**DATA SHOWN**:
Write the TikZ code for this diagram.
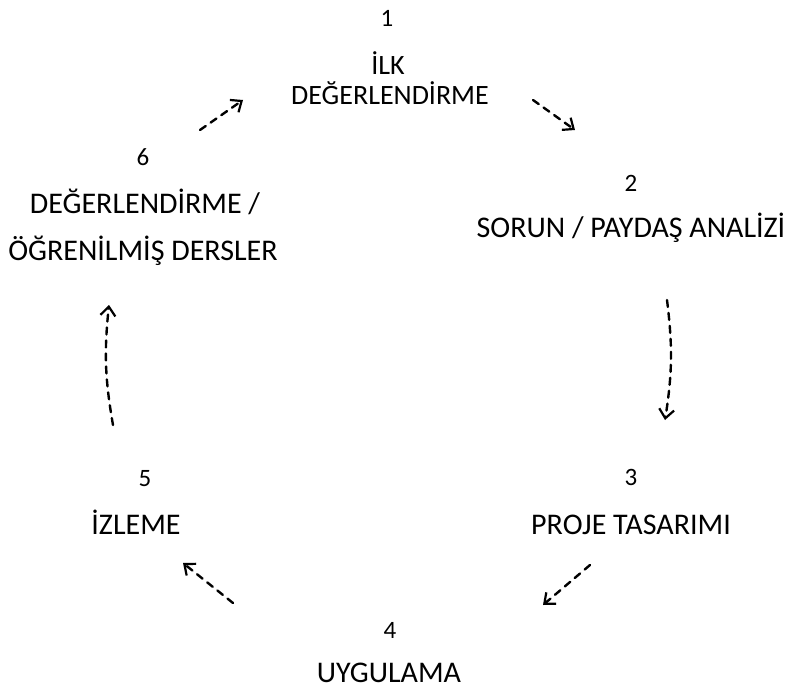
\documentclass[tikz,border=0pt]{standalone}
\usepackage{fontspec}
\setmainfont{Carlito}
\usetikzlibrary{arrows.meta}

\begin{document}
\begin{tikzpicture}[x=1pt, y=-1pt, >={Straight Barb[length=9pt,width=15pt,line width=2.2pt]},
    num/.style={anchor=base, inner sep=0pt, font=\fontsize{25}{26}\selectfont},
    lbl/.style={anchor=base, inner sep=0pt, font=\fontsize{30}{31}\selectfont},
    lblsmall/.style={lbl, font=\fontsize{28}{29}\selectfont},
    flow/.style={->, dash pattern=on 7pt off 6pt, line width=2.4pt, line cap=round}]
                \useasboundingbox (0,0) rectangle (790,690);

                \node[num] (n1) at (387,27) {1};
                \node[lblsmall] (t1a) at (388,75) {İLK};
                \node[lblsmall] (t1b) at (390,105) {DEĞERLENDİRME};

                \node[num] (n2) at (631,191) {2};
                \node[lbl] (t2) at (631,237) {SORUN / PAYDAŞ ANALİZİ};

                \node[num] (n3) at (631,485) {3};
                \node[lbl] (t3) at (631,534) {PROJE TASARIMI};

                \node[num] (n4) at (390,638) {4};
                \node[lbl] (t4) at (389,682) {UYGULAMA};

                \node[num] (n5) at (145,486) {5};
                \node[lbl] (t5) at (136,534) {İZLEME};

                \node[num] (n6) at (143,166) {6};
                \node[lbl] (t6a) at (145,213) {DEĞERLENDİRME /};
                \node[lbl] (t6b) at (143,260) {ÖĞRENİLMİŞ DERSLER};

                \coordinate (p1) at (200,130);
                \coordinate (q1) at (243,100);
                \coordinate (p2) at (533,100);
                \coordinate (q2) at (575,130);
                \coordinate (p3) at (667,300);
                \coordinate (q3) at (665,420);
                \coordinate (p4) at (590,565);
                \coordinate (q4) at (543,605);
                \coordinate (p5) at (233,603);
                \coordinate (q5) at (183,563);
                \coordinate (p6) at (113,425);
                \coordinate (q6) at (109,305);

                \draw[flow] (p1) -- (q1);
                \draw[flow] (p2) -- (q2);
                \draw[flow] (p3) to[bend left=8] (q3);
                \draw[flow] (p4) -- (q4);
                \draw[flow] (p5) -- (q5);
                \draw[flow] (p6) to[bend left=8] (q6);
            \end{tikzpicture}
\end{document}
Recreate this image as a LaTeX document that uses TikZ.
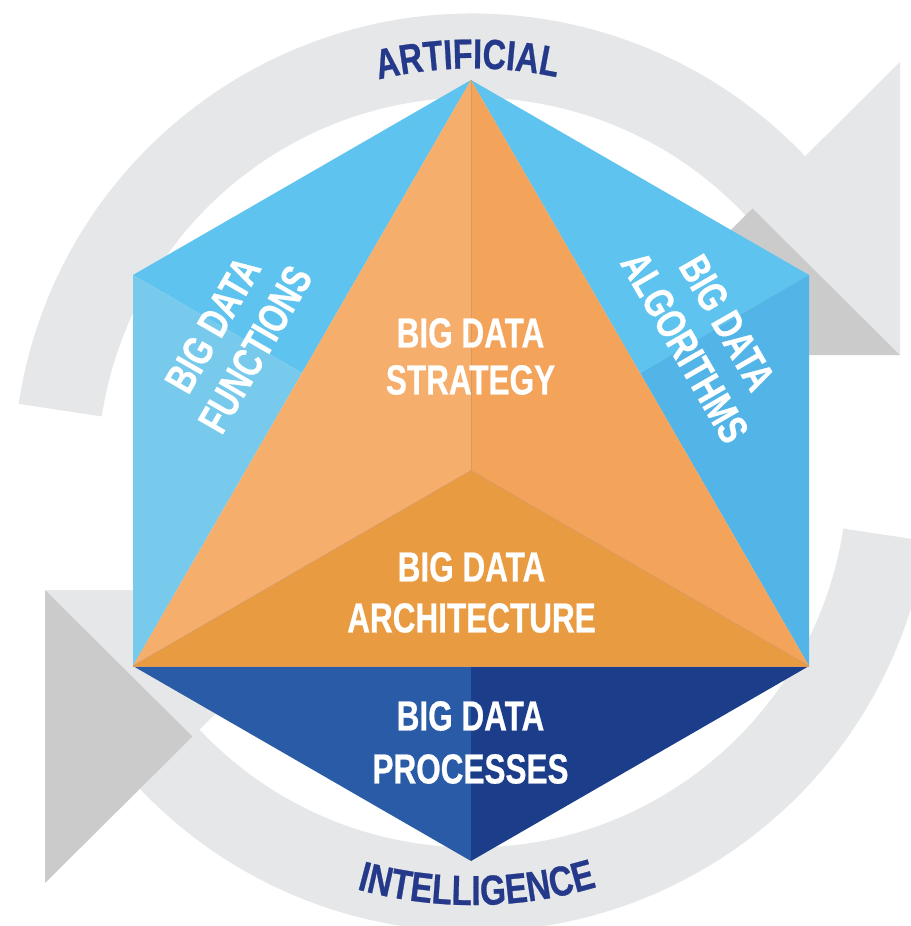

**WORK TO COMPLETE**:
Without the pictures, write out every entry precisely as it appears.

**RESULT OF THE TASK**:
Write the TikZ code for this diagram.
\documentclass[tikz,border=0pt]{standalone}
\usepackage{fontspec}
\setmainfont{Carlito}
\usetikzlibrary{arrows.meta}

\begin{document}
\begin{tikzpicture}[x=1pt, y=-1pt, >={Straight Barb[length=9pt,width=15pt,line width=2.2pt]},
    num/.style={anchor=base, inner sep=0pt, font=\fontsize{25}{26}\selectfont},
    lbl/.style={anchor=base, inner sep=0pt, font=\fontsize{30}{31}\selectfont},
    lblsmall/.style={lbl, font=\fontsize{28}{29}\selectfont},
    flow/.style={->, dash pattern=on 7pt off 6pt, line width=2.4pt, line cap=round}]
                \useasboundingbox (0,0) rectangle (790,690);

                \node[num] (n1) at (387,27) {1};
                \node[lblsmall] (t1a) at (388,75) {İLK};
                \node[lblsmall] (t1b) at (390,105) {DEĞERLENDİRME};

                \node[num] (n2) at (631,191) {2};
                \node[lbl] (t2) at (631,237) {SORUN / PAYDAŞ ANALİZİ};

                \node[num] (n3) at (631,485) {3};
                \node[lbl] (t3) at (631,534) {PROJE TASARIMI};

                \node[num] (n4) at (390,638) {4};
                \node[lbl] (t4) at (389,682) {UYGULAMA};

                \node[num] (n5) at (145,486) {5};
                \node[lbl] (t5) at (136,534) {İZLEME};

                \node[num] (n6) at (143,166) {6};
                \node[lbl] (t6a) at (145,213) {DEĞERLENDİRME /};
                \node[lbl] (t6b) at (143,260) {ÖĞRENİLMİŞ DERSLER};

                \coordinate (p1) at (200,130);
                \coordinate (q1) at (243,100);
                \coordinate (p2) at (533,100);
                \coordinate (q2) at (575,130);
                \coordinate (p3) at (667,300);
                \coordinate (q3) at (665,420);
                \coordinate (p4) at (590,565);
                \coordinate (q4) at (543,605);
                \coordinate (p5) at (233,603);
                \coordinate (q5) at (183,563);
                \coordinate (p6) at (113,425);
                \coordinate (q6) at (109,305);

                \draw[flow] (p1) -- (q1);
                \draw[flow] (p2) -- (q2);
                \draw[flow] (p3) to[bend left=8] (q3);
                \draw[flow] (p4) -- (q4);
                \draw[flow] (p5) -- (q5);
                \draw[flow] (p6) to[bend left=8] (q6);
            \end{tikzpicture}
\end{document}
Recreate this image as a LaTeX document that uses TikZ.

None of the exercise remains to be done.